Attacking the usual left wing bogeymen – the bankers, toffs and Tory scum – is not an exciting, compelling pitch for an alternative to our present course. It’s the equivalent of a child’s temper tantrum. And whatever truth there is in the insults does not make up for the yawning chasm that exists where viable alternative left-wing policies should be.
In fact, such is the degree of hysteria and inability to comprehend the attitudes of others on the British Left, it is becoming comparable to the worst excesses of the Tea Party in America, where die-hard “patriots” can see no other motive for Barack Obama’s actions than the deliberate, treasonous undermining of the United States by a foreign-born, illegitimate president.
The hardcore US tea partiers have their hallucination of a Kenyan-born, Marxist stooge sent to make America collapse from within, while the British activist Left have their two-dimensional cartoon of the Bullingdon-bred, Eton-educated aristocrat who wants nothing less than the total dismantling of the social safety net and the subjugation of the poor in permanent poverty to be a source of cheap, expendable labour for his friends and benefactors in big business.
In America, the Republican Party tried to ride the Tea Party tiger, but ended up being eaten.
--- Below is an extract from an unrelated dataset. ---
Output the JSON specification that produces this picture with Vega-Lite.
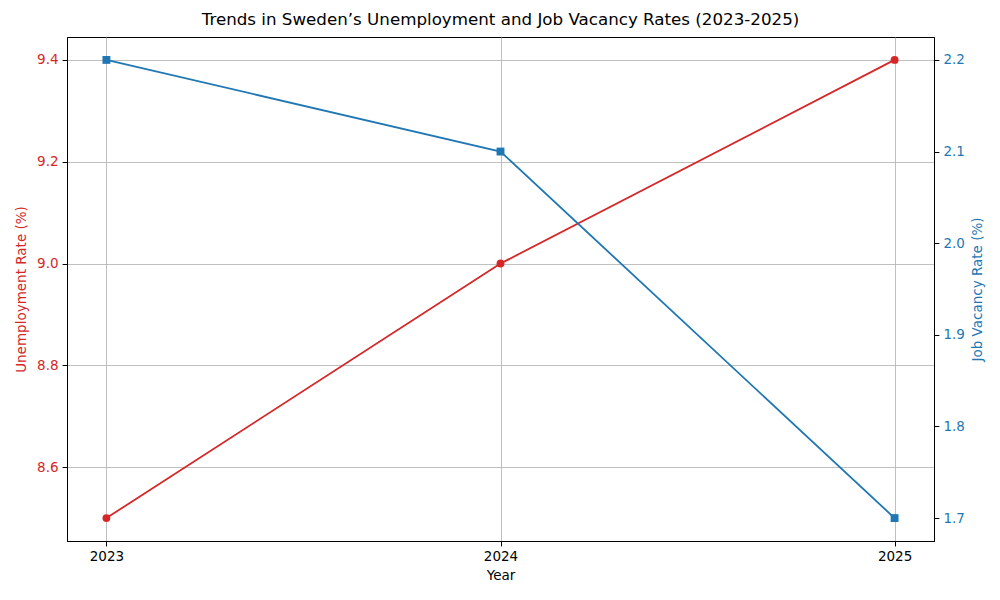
{
  "$schema": "https://vega.github.io/schema/vega-lite/v6.json",
  "width": 867,
  "height": 504,
  "autosize": {"type": "none"},
  "padding": {"left": 67, "top": 37, "right": 66, "bottom": 59},
  "background": "white",
  "config": {
    "font": "DejaVu Sans",
    "view": {"stroke": "black", "strokeWidth": 1},
    "axis": {
      "labelFont": "DejaVu Sans",
      "titleFont": "DejaVu Sans",
      "labelFontSize": 13.5,
      "titleFontSize": 13.5,
      "titleFontWeight": "normal",
      "tickSize": 4.9,
      "tickColor": "black",
      "domainColor": "black",
      "labelPadding": 4,
      "gridColor": "#b0b0b0",
      "gridWidth": 0.8,
      "gridOpacity": 1
    }
  },
  "title": {
    "text": "Trends in Sweden’s Unemployment and Job Vacancy Rates (2023-2025)",
    "fontSize": 16.7,
    "fontWeight": "normal",
    "font": "DejaVu Sans",
    "anchor": "middle",
    "offset": 8,
    "color": "black"
  },
  "data": {
    "values": [
      {"Year": 2023, "Unemployment": 8.5, "Vacancy": 2.2},
      {"Year": 2024, "Unemployment": 9.0, "Vacancy": 2.1},
      {"Year": 2025, "Unemployment": 9.4, "Vacancy": 1.7}
    ]
  },
  "encoding": {
    "x": {
      "field": "Year",
      "type": "quantitative",
      "scale": {"domain": [2022.9, 2025.1], "nice": false, "zero": false},
      "axis": {"values": [2023, 2024, 2025], "format": "d", "title": "Year", "grid": true, "labelColor": "black", "titleColor": "black", "titlePadding": 5}
    }
  },
  "layer": [
    {
      "encoding": {
        "y": {
          "field": "Unemployment",
          "type": "quantitative",
          "scale": {"domain": [8.455, 9.445], "nice": false, "zero": false},
          "axis": {
            "orient": "left",
            "title": "Unemployment Rate (%)",
            "values": [8.6, 8.8, 9.0, 9.2, 9.4],
            "format": ".1f",
            "grid": true,
            "labelColor": "#d62728",
            "titleColor": "#d62728",
            "titlePadding": 8
          }
        }
      },
      "layer": [
        {"mark": {"type": "line", "color": "#d62728", "strokeWidth": 1.8}},
        {"mark": {"type": "point", "shape": "circle", "filled": true, "opacity": 1, "color": "#d62728", "size": 62}}
      ]
    },
    {
      "encoding": {
        "y": {
          "field": "Vacancy",
          "type": "quantitative",
          "scale": {"domain": [1.675, 2.225], "nice": false, "zero": false},
          "axis": {
            "orient": "right",
            "title": "Job Vacancy Rate (%)",
            "titleAngle": 270,
            "titleBaseline": "top",
            "values": [1.7, 1.8, 1.9, 2.0, 2.1, 2.2],
            "format": ".1f",
            "grid": false,
            "labelColor": "#1f77b4",
            "titleColor": "#1f77b4",
            "titlePadding": 6
          }
        }
      },
      "layer": [
        {"mark": {"type": "line", "color": "#1f77b4", "strokeWidth": 1.8}},
        {"mark": {"type": "point", "shape": "square", "filled": true, "opacity": 1, "color": "#1f77b4", "size": 62}}
      ]
    }
  ],
  "resolve": {"scale": {"y": "independent"}}
}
The GOP is now completely beholden to its extremist base, and as a result is entirely unable to propose meaningful, workable legislation on anything from deficit reduction to healthcare to immigration reform. In Britain, the Labour Party is perilously close to suffering the same fate – willingly believing its own hyperbole about the callous Tories, and trying to convince itself (and us, the voters) that everything will be okay if only we start pumping more money into existing government programmes and taxing “the bankers” to pay for it all.
This is a depressing state of affairs on both sides of the Atlantic. To self-identify as a Republican in America today is increasingly akin to admitting that you are a reactionary, bigoted nincompoop, either beholden to corporate special interests or too stupid to realise that you are being manipulated by them. And unless something changes very soon, to self identify as a Labour supporter in Britain will proclaim to the world that you are a success-fearing simpleton who would rather see everyone dragged down to the same level of mediocrity than permit spectacular achievement at the expense of government-enforced equality of outcome.
The infinite monkey theorem states that a chimp sat in front of a typewriter will, given infinite time, at some point be bound to unthinkingly hit upon the long and complex sequence of keys that reproduces the complete works of William Shakespeare. By the same logic, if the British Left continue to hold strikes and mass rallies against austerity, probability dictates that eventually they will quite accidentally come up with a politically viable alternative to the coalition government’s spending plans. But unlike the monkeys, they and the Labour Party do not have infinite time.
The 2015 general election is less than ten months away.